Running experiments (exec + background pattern)

Since each training run takes ~5 minutes, use background execution to avoid blocking:

# Step 1 — Launch in background (returns immediately)
cd /home/ubuntu/research/ClawPhD/autoresearch
uv run train.py > run.log 2>&1 &
echo "Training started, PID: $!"

# Step 2 — Poll every ~60s until summary appears
tail -80 run.log

# Step 3 — Extract results once complete
grep "^val_bpb:\|^peak_vram_mb:\|^training_seconds:" run.log

The summary block looks like:

---
val_bpb:          0.997900
training_seconds: 300.1
total_seconds:    325.9
peak_vram_mb:     45060.2

If grep "^val_bpb:" run.log returns empty after 10+ minutes, the run crashed — check tail -50 run.log for the stack trace.

Timeout rule: If training_seconds exceeds 360 after the summary appears, treat it as anomalous but still log it. If the process is still running after 10 minutes wall-clock, kill it: kill <PID>, log as crash, revert.

Experiment rules

You CAN:

Modify train.py freely: architecture, optimizer, hyperparameters, batch size, model size, anything.

You CANNOT:

Modify prepare.py (fixed evaluation harness, data loading, constants).
Install new packages or add dependencies.
Change the evaluation function evaluate_bpb.

Goal: lowest val_bpb. Time budget is fixed at 5 minutes, so parameter count and compute efficiency both matter.

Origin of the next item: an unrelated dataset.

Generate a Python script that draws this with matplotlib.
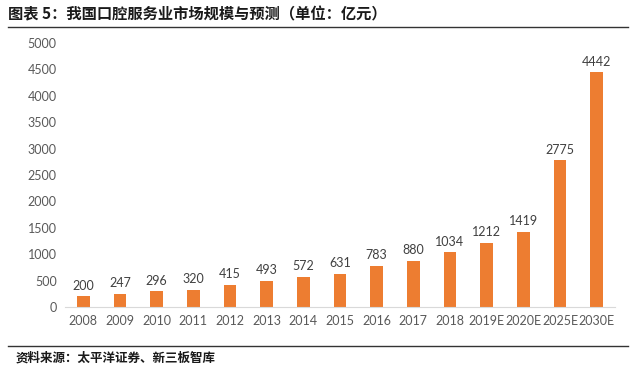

Simplicity criterion: All else equal, simpler code wins. A 0.001 improvement with 20 hacky lines is not worth it. Equal performance with less code is always a win.

Logging to results.tsv

Tab-separated (NOT comma-separated). Five columns:

commit	val_bpb	memory_gb	status	description

commit: 7-char git hash
val_bpb: e.g. 0.997900; use 0.000000 for crashes
memory_gb: peak_vram_mb / 1024, rounded to 1 decimal; use 0.0 for crashes
status: keep, discard, or crash
description: brief plain-text description of the change

Do not commit results.tsv (leave it untracked).

The experiment loop

LOOP FOREVER:

Check git state: current branch and last commit.
Edit train.py with a new idea.
git commit -m "autoresearch: <brief description>"
Launch training in background (see above).
Poll run.log until the summary block appears.
Extract val_bpb and peak_vram_mb.
Log to results.tsv.
If val_bpb improved (lower): keep the commit, advance the branch.
If equal or worse: git reset --hard HEAD~1 (revert to before this experiment).

NEVER STOP: Once the loop begins, do not pause to ask the user whether to continue. The user may be asleep. Run indefinitely until manually interrupted.

When stuck: Read papers referenced in train.py comments, re-read prepare.py for new angles, try combining previous near-misses, attempt more radical architectural changes (different depth/width ratios, different attention patterns, different optimizers).

Reporting results via ClawPhD channels

At the end of each experiment (or every N experiments), use the message tool to send a summary to the user's configured channel:

Experiment #N: <description>
val_bpb: 0.XXXXXX → 0.YYYYYY (<+/-> delta)
Status: keep / discard

This way the user wakes up to a digest of overnight progress in Telegram/Slack/etc.

Autonomous overnight use with HeartbeatService

To run the experiment loop fully autonomously (without a human kicking it off), add a task to HEARTBEAT.md in the workspace:

## autoresearch
Every 10 minutes: check if an autoresearch branch is active and the training loop is running. If not, resume the loop from where it left off.

The HeartbeatService will trigger this periodically and the agent will keep the loop alive.